▸ **Given material**:
>> begin

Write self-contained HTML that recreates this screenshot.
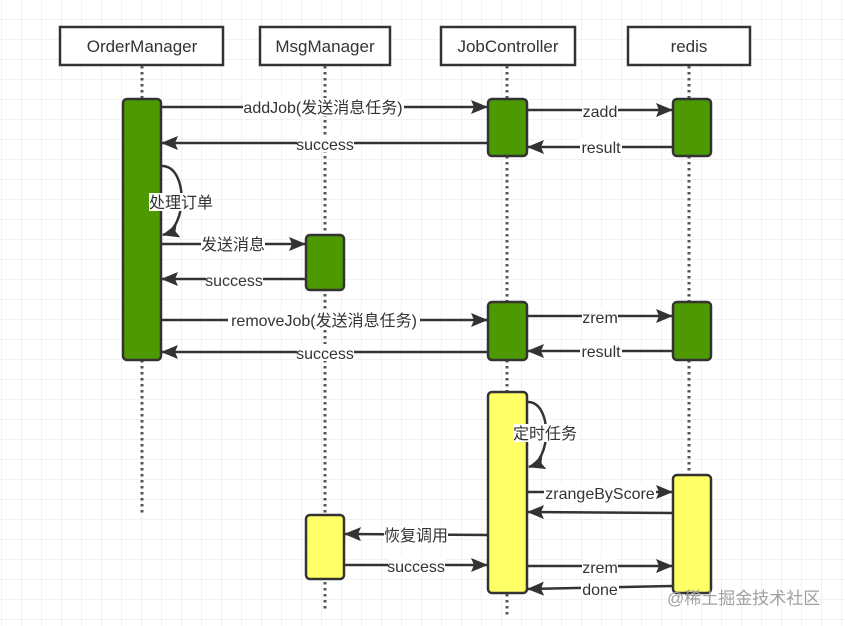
<!DOCTYPE html>
<html><head><meta charset="utf-8"><style>
html,body{margin:0;padding:0;background:#fff}
svg{display:block}
text{font-family:"Liberation Sans","Noto Sans CJK SC",sans-serif;font-size:16px;fill:#333}
</style></head><body>
<svg width="845" height="626" viewBox="0 0 845 626" xmlns="http://www.w3.org/2000/svg">
<defs>
<pattern id="g" width="20" height="20" patternUnits="userSpaceOnUse" x="2" y="0">
<path d="M20 0V20M0 20H20" stroke="#e4e4e4" stroke-width="1" fill="none"/>
</pattern>
<marker id="a" markerWidth="18" markerHeight="14" refX="16" refY="7" orient="auto" markerUnits="userSpaceOnUse">
<path d="M0 0L17 7L0 14L3 7Z" fill="#333"/>
</marker>
</defs>
<rect width="845" height="626" fill="url(#g)"/>
<g fill="#fff" stroke="#333" stroke-width="2.5">
<rect x="60" y="27" width="163" height="38"/>
<rect x="260" y="27" width="130" height="38"/>
<rect x="441" y="27" width="134" height="38"/>
<rect x="628" y="27" width="122" height="38"/>
</g>
<g text-anchor="middle">
<text x="142" y="52" style="font-size:17px">OrderManager</text>
<text x="325" y="52" style="font-size:17px">MsgManager</text>
<text x="508" y="52" style="font-size:17px">JobController</text>
<text x="689" y="52" style="font-size:17px">redis</text>
</g>
<g stroke="#555" stroke-width="3" stroke-dasharray="2.5,3.5">
<line x1="142" y1="66" x2="142" y2="515"/>
<line x1="325" y1="66" x2="325" y2="610"/>
<line x1="507" y1="66" x2="507" y2="615"/>
<line x1="689" y1="66" x2="689" y2="475"/>
</g>
<g stroke="#333" stroke-width="2.5">
<rect x="123" y="99" width="38" height="261" rx="4" fill="#4d9900"/>
<rect x="488" y="99" width="39" height="57" rx="4" fill="#4d9900"/>
<rect x="673" y="99" width="38" height="57" rx="4" fill="#4d9900"/>
<rect x="306" y="235" width="38" height="55" rx="4" fill="#4d9900"/>
<rect x="488" y="302" width="39" height="58" rx="4" fill="#4d9900"/>
<rect x="673" y="302" width="38" height="58" rx="4" fill="#4d9900"/>
<rect x="488" y="392" width="39" height="201" rx="4" fill="#ffff66"/>
<rect x="673" y="475" width="38" height="118" rx="4" fill="#ffff66"/>
<rect x="306" y="515" width="38" height="64" rx="4" fill="#ffff66"/>
</g>
<g stroke="#333" stroke-width="2.5" fill="none" marker-end="url(#a)">
<line x1="161" y1="107" x2="487" y2="107"/>
<line x1="488" y1="143" x2="162" y2="143"/>
<path d="M162 166C188 166 188 228 163 235"/>
<line x1="161" y1="244" x2="305" y2="244"/>
<line x1="306" y1="279" x2="162" y2="279"/>
<line x1="161" y1="320" x2="487" y2="320"/>
<line x1="488" y1="352" x2="162" y2="352"/>
<line x1="527" y1="110" x2="672" y2="110"/>
<line x1="673" y1="147" x2="528" y2="147"/>
<line x1="527" y1="316" x2="672" y2="316"/>
<line x1="673" y1="351" x2="528" y2="351"/>
<path d="M528 402C552 402 552 460 529 467"/>
<line x1="527" y1="492" x2="672" y2="492"/>
<line x1="673" y1="513" x2="528" y2="512"/>
<line x1="488" y1="535" x2="345" y2="534"/>
<line x1="344" y1="565" x2="487" y2="565"/>
<line x1="527" y1="566" x2="672" y2="566"/>
<line x1="673" y1="586" x2="528" y2="589"/>
</g>
<g text-anchor="middle">
<rect x="243" y="98" width="161" height="18" fill="#fff"/><text x="323" y="113">addJob(发送消息任务)</text>
<rect x="297" y="135" width="57" height="17" fill="#fff"/><text x="325" y="150">success</text>
<rect x="149" y="193" width="64" height="18" fill="#fff"/><text x="181" y="208">处理订单</text>
<rect x="201" y="235" width="64" height="18" fill="#fff"/><text x="233" y="250">发送消息</text>
<rect x="206" y="271" width="57" height="17" fill="#fff"/><text x="234" y="286">success</text>
<rect x="228" y="311" width="192" height="18" fill="#fff"/><text x="324" y="326">removeJob(发送消息任务)</text>
<rect x="297" y="344" width="57" height="17" fill="#fff"/><text x="325" y="359">success</text>
<rect x="582" y="102" width="36" height="17" fill="#fff"/><text x="600" y="117">zadd</text>
<rect x="580" y="139" width="42" height="17" fill="#fff"/><text x="601" y="153">result</text>
<rect x="582" y="308" width="36" height="17" fill="#fff"/><text x="600" y="323">zrem</text>
<rect x="580" y="343" width="42" height="17" fill="#fff"/><text x="601" y="357">result</text>
<rect x="513" y="424" width="64" height="18" fill="#fff"/><text x="545" y="439">定时任务</text>
<rect x="544" y="484" width="112" height="17" fill="#fff"/><text x="600" y="499">zrangeByScore</text>
<rect x="384" y="526" width="64" height="18" fill="#fff"/><text x="416" y="541">恢复调用</text>
<rect x="388" y="557" width="57" height="17" fill="#fff"/><text x="416" y="572">success</text>
<rect x="582" y="558" width="36" height="17" fill="#fff"/><text x="600" y="573">zrem</text>
<rect x="581" y="580" width="38" height="17" fill="#fff"/><text x="600" y="595">done</text>
</g>
<text x="667" y="604" style="font-size:17px;fill:#a0a0a0">@稀土掘金技术社区</text>
</svg>
</body></html>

>> end

▸ **Given request**: Take the data above and repeat it exactly, leaving each picture out.

▸ **Response to this exercise**:
Write self-contained HTML that recreates this screenshot.
<!DOCTYPE html>
<html><head><meta charset="utf-8"><style>
html,body{margin:0;padding:0;background:#fff}
svg{display:block}
text{font-family:"Liberation Sans","Noto Sans CJK SC",sans-serif;font-size:16px;fill:#333}
</style></head><body>
<svg width="845" height="626" viewBox="0 0 845 626" xmlns="http://www.w3.org/2000/svg">
<defs>
<pattern id="g" width="20" height="20" patternUnits="userSpaceOnUse" x="2" y="0">
<path d="M20 0V20M0 20H20" stroke="#e4e4e4" stroke-width="1" fill="none"/>
</pattern>
<marker id="a" markerWidth="18" markerHeight="14" refX="16" refY="7" orient="auto" markerUnits="userSpaceOnUse">
<path d="M0 0L17 7L0 14L3 7Z" fill="#333"/>
</marker>
</defs>
<rect width="845" height="626" fill="url(#g)"/>
<g fill="#fff" stroke="#333" stroke-width="2.5">
<rect x="60" y="27" width="163" height="38"/>
<rect x="260" y="27" width="130" height="38"/>
<rect x="441" y="27" width="134" height="38"/>
<rect x="628" y="27" width="122" height="38"/>
</g>
<g text-anchor="middle">
<text x="142" y="52" style="font-size:17px">OrderManager</text>
<text x="325" y="52" style="font-size:17px">MsgManager</text>
<text x="508" y="52" style="font-size:17px">JobController</text>
<text x="689" y="52" style="font-size:17px">redis</text>
</g>
<g stroke="#555" stroke-width="3" stroke-dasharray="2.5,3.5">
<line x1="142" y1="66" x2="142" y2="515"/>
<line x1="325" y1="66" x2="325" y2="610"/>
<line x1="507" y1="66" x2="507" y2="615"/>
<line x1="689" y1="66" x2="689" y2="475"/>
</g>
<g stroke="#333" stroke-width="2.5">
<rect x="123" y="99" width="38" height="261" rx="4" fill="#4d9900"/>
<rect x="488" y="99" width="39" height="57" rx="4" fill="#4d9900"/>
<rect x="673" y="99" width="38" height="57" rx="4" fill="#4d9900"/>
<rect x="306" y="235" width="38" height="55" rx="4" fill="#4d9900"/>
<rect x="488" y="302" width="39" height="58" rx="4" fill="#4d9900"/>
<rect x="673" y="302" width="38" height="58" rx="4" fill="#4d9900"/>
<rect x="488" y="392" width="39" height="201" rx="4" fill="#ffff66"/>
<rect x="673" y="475" width="38" height="118" rx="4" fill="#ffff66"/>
<rect x="306" y="515" width="38" height="64" rx="4" fill="#ffff66"/>
</g>
<g stroke="#333" stroke-width="2.5" fill="none" marker-end="url(#a)">
<line x1="161" y1="107" x2="487" y2="107"/>
<line x1="488" y1="143" x2="162" y2="143"/>
<path d="M162 166C188 166 188 228 163 235"/>
<line x1="161" y1="244" x2="305" y2="244"/>
<line x1="306" y1="279" x2="162" y2="279"/>
<line x1="161" y1="320" x2="487" y2="320"/>
<line x1="488" y1="352" x2="162" y2="352"/>
<line x1="527" y1="110" x2="672" y2="110"/>
<line x1="673" y1="147" x2="528" y2="147"/>
<line x1="527" y1="316" x2="672" y2="316"/>
<line x1="673" y1="351" x2="528" y2="351"/>
<path d="M528 402C552 402 552 460 529 467"/>
<line x1="527" y1="492" x2="672" y2="492"/>
<line x1="673" y1="513" x2="528" y2="512"/>
<line x1="488" y1="535" x2="345" y2="534"/>
<line x1="344" y1="565" x2="487" y2="565"/>
<line x1="527" y1="566" x2="672" y2="566"/>
<line x1="673" y1="586" x2="528" y2="589"/>
</g>
<g text-anchor="middle">
<rect x="243" y="98" width="161" height="18" fill="#fff"/><text x="323" y="113">addJob(发送消息任务)</text>
<rect x="297" y="135" width="57" height="17" fill="#fff"/><text x="325" y="150">success</text>
<rect x="149" y="193" width="64" height="18" fill="#fff"/><text x="181" y="208">处理订单</text>
<rect x="201" y="235" width="64" height="18" fill="#fff"/><text x="233" y="250">发送消息</text>
<rect x="206" y="271" width="57" height="17" fill="#fff"/><text x="234" y="286">success</text>
<rect x="228" y="311" width="192" height="18" fill="#fff"/><text x="324" y="326">removeJob(发送消息任务)</text>
<rect x="297" y="344" width="57" height="17" fill="#fff"/><text x="325" y="359">success</text>
<rect x="582" y="102" width="36" height="17" fill="#fff"/><text x="600" y="117">zadd</text>
<rect x="580" y="139" width="42" height="17" fill="#fff"/><text x="601" y="153">result</text>
<rect x="582" y="308" width="36" height="17" fill="#fff"/><text x="600" y="323">zrem</text>
<rect x="580" y="343" width="42" height="17" fill="#fff"/><text x="601" y="357">result</text>
<rect x="513" y="424" width="64" height="18" fill="#fff"/><text x="545" y="439">定时任务</text>
<rect x="544" y="484" width="112" height="17" fill="#fff"/><text x="600" y="499">zrangeByScore</text>
<rect x="384" y="526" width="64" height="18" fill="#fff"/><text x="416" y="541">恢复调用</text>
<rect x="388" y="557" width="57" height="17" fill="#fff"/><text x="416" y="572">success</text>
<rect x="582" y="558" width="36" height="17" fill="#fff"/><text x="600" y="573">zrem</text>
<rect x="581" y="580" width="38" height="17" fill="#fff"/><text x="600" y="595">done</text>
</g>
<text x="667" y="604" style="font-size:17px;fill:#a0a0a0">@稀土掘金技术社区</text>
</svg>
</body></html>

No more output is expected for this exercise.